Parties must also explain why no means that are less restrictive than sealing are available and how long the materials should be maintained under seal.
The committee, however, claimed its work in the access litigation was necessary and justified, saying the “vast bulk of the information at stake” is that of the committee’s constituents.
“Thus, when both debtors and strangers to this bankruptcy sought to strip that information of confidentiality protection altogether, it was well within the ACC’s role to protect its constituency’s interests in confidentiality recognized in the protective orders,” the committee argues. “It was also wholly within the ACC’s role to insist on absent claimants’ due process rights to notice and an opportunity to be heard before issue was joined on whether those prior orders should give way to public access.”
Furthermore, the debtors attacked the committee’s requested fees in the access litigation, arguing that various entries are insufficiently detailed.
The committee went on to claim that it incurred the “substantial fees” from responding to various initiatives that the debtors either began or supported, such as motions or appeals filed by the debtors and third parties.
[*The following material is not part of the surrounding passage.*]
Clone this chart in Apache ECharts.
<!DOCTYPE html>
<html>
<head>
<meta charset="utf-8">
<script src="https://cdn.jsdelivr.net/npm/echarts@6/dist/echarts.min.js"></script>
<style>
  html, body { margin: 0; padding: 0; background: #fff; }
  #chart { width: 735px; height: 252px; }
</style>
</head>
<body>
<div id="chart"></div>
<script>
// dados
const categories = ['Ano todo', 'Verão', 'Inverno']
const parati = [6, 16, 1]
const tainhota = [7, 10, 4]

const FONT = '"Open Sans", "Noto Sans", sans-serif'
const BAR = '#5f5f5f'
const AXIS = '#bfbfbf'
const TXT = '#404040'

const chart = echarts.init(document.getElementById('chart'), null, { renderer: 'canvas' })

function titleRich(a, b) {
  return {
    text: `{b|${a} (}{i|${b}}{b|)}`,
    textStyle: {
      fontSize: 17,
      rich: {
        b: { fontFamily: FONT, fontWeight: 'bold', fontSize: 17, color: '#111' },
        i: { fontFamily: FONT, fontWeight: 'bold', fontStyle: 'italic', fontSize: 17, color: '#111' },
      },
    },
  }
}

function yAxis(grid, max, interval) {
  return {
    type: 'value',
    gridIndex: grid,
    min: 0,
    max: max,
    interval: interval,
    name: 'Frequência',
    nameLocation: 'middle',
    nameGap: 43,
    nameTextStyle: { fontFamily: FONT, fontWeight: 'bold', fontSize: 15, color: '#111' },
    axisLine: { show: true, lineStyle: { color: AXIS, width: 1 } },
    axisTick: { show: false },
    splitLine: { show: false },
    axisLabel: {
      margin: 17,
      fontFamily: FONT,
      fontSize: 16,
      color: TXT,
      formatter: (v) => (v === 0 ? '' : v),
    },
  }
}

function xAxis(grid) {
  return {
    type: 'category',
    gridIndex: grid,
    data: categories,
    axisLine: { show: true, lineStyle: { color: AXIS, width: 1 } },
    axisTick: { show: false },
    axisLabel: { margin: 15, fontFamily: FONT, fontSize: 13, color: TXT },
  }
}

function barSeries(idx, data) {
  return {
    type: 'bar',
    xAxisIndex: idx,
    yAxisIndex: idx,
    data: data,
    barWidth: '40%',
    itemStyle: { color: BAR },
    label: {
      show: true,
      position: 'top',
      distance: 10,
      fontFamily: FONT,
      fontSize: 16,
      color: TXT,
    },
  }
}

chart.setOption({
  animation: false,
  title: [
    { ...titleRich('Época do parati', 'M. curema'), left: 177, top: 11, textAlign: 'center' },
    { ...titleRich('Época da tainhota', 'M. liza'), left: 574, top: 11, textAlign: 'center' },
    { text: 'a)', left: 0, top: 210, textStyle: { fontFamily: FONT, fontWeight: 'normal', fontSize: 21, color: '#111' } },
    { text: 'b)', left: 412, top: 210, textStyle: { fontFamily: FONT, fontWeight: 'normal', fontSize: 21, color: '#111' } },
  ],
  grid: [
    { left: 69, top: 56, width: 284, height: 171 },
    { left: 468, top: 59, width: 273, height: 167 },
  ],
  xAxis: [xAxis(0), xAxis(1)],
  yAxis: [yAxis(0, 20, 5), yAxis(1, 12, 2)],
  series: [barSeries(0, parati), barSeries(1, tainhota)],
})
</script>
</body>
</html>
“This court has made clear that the committee need not stand idly by while the rights and interests of its constituency are under attack. Apparently, debtors would prefer a process where their self-serving view of the world is simply accepted without challenge,” the committee states.
The debtors argue that the fees are excessive for the work the committee has done in the access litigation, but the committee asserts that the objections are “merely expressions of their disagreement” with the committee’s proper role in the access litigation.
The debtors’ specific objections are as follows:
-March: Committee requested $453,779 in fees and $26,473 in expenses total. Debtors disputed $241,339 in total fees, specifically $192,648 in fees relating to access litigation;
- April: Committee requested $784,577 in fees and $29,642 in expenses total. Debtors disputed $281,427 in total fees, specifically $276,925 in fees relating to access litigation;
-May: Committee requested $658,714 in fees and $76,835 in expenses total. Debtors disputed $244,622 in total fees, specifically about $177,329 in fees relating to access litigation; and
-June: Committee requested $637,960 in fees and $42,681 in expenses. Debtors disputed $273,465 in total fees, specifically about $213,659 in fees relating to access litigation.
The debtors objected to roughly 50 percent of the amount requested in relation to the access litigation for each month, and the entire amount requested in March.